SOURCE MATERIAL:
=======

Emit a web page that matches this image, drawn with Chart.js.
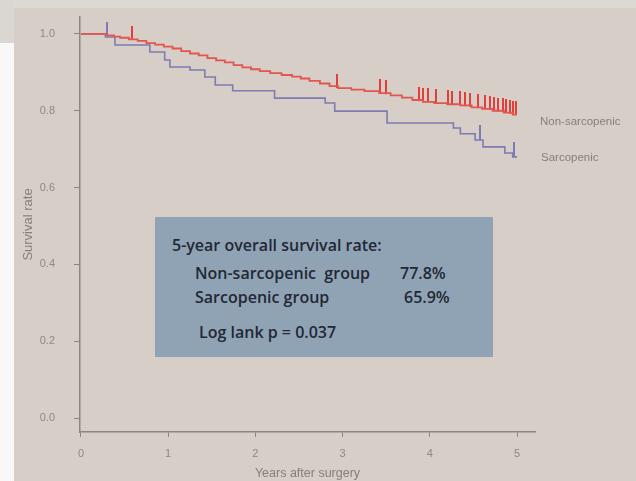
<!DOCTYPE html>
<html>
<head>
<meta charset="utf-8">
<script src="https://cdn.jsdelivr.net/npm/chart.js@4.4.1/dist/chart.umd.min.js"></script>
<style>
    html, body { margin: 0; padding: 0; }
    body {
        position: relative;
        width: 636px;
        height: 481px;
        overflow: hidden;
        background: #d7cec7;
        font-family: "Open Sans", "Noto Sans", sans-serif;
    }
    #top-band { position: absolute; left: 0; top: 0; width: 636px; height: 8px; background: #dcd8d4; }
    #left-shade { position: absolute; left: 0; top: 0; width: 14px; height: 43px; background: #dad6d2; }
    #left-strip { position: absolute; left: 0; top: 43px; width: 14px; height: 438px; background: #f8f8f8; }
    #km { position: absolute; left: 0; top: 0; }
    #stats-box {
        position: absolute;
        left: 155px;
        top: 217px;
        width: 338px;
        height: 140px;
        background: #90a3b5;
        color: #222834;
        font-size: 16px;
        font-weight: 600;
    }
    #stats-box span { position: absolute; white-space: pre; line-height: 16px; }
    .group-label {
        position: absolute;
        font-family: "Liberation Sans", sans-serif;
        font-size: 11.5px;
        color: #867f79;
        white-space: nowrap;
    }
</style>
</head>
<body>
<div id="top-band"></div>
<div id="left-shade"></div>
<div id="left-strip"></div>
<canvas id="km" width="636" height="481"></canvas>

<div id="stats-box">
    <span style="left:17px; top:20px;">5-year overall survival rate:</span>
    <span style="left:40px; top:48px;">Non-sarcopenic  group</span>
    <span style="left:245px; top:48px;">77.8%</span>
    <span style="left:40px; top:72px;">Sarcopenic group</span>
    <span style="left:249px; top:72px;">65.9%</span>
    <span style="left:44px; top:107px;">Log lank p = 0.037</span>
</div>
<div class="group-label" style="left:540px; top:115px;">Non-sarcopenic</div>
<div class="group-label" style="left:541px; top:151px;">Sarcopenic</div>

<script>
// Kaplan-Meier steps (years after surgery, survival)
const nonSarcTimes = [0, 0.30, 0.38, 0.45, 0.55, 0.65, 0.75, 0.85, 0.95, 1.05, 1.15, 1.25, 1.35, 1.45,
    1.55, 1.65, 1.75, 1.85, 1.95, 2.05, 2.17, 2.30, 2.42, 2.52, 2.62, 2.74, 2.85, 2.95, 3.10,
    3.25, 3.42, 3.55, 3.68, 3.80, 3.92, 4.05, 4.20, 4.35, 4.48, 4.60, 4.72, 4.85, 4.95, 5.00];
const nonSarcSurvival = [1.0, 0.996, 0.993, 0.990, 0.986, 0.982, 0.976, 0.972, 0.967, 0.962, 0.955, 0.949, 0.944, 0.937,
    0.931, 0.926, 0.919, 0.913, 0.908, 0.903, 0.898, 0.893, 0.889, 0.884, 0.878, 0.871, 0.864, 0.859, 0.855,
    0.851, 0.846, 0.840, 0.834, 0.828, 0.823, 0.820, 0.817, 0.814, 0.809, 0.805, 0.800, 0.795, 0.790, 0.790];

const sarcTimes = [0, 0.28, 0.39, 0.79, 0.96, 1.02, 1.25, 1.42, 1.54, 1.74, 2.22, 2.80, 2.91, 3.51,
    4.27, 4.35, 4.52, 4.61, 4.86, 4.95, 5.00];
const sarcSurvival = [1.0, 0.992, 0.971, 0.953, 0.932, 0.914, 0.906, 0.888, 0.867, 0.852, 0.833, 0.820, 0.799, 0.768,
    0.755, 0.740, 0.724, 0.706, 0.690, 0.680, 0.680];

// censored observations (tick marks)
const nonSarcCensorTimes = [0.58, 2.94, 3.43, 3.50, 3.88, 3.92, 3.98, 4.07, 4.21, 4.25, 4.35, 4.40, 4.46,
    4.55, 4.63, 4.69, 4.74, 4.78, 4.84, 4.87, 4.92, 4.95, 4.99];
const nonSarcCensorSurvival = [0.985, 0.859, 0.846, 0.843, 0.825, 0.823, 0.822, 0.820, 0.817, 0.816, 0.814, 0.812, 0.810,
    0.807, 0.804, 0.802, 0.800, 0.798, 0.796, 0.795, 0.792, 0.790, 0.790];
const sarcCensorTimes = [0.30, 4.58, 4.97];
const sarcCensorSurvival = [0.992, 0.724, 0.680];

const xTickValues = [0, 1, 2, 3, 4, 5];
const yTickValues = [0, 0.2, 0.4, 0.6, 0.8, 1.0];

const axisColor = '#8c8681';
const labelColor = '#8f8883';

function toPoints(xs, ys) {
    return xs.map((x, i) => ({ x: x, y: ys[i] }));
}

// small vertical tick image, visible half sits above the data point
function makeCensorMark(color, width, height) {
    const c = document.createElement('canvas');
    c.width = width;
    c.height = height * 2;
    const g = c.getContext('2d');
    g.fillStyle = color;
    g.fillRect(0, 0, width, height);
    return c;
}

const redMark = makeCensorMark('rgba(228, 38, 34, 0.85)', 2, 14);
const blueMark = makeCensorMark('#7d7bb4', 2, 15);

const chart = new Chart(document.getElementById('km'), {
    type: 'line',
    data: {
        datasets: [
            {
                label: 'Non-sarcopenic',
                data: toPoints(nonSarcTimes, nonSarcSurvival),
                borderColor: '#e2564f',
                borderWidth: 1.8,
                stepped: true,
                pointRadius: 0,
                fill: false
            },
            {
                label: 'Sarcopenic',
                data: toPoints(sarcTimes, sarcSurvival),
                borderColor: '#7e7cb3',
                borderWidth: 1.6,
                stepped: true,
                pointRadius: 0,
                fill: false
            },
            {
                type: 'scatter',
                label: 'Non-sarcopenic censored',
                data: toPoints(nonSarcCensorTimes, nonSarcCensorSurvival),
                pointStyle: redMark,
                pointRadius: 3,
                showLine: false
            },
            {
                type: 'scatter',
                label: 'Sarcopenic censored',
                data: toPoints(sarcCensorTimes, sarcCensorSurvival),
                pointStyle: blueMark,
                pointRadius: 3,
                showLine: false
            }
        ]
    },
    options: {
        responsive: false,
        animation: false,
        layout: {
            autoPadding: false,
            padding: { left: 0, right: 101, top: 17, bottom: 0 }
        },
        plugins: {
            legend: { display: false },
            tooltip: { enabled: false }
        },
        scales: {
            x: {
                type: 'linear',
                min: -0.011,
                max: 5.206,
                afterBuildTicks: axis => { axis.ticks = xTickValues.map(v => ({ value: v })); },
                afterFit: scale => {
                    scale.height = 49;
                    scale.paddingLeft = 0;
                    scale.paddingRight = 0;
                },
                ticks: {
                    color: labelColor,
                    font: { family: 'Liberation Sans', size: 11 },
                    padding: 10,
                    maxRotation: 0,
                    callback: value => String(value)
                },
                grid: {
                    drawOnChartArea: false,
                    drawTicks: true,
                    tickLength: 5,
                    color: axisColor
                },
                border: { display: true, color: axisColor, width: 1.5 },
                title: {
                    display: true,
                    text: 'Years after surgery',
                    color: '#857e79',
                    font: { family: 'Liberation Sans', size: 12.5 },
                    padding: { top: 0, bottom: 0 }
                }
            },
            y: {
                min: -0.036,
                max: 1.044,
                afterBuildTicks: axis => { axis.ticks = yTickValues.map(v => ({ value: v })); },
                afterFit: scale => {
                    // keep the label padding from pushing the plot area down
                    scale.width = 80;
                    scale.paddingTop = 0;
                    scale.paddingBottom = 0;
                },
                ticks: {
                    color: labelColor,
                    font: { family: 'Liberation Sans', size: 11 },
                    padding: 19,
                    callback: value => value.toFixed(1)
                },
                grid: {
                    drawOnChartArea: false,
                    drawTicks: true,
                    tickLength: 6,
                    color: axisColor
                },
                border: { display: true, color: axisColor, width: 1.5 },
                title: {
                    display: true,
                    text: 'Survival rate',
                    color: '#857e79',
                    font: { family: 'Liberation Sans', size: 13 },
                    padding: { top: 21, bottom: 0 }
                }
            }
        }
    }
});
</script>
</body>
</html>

=======

YOUR INSTRUCTIONS:
Work through the data and report how many of its lines hold the word "image", giving only the figure.

ANSWER:
2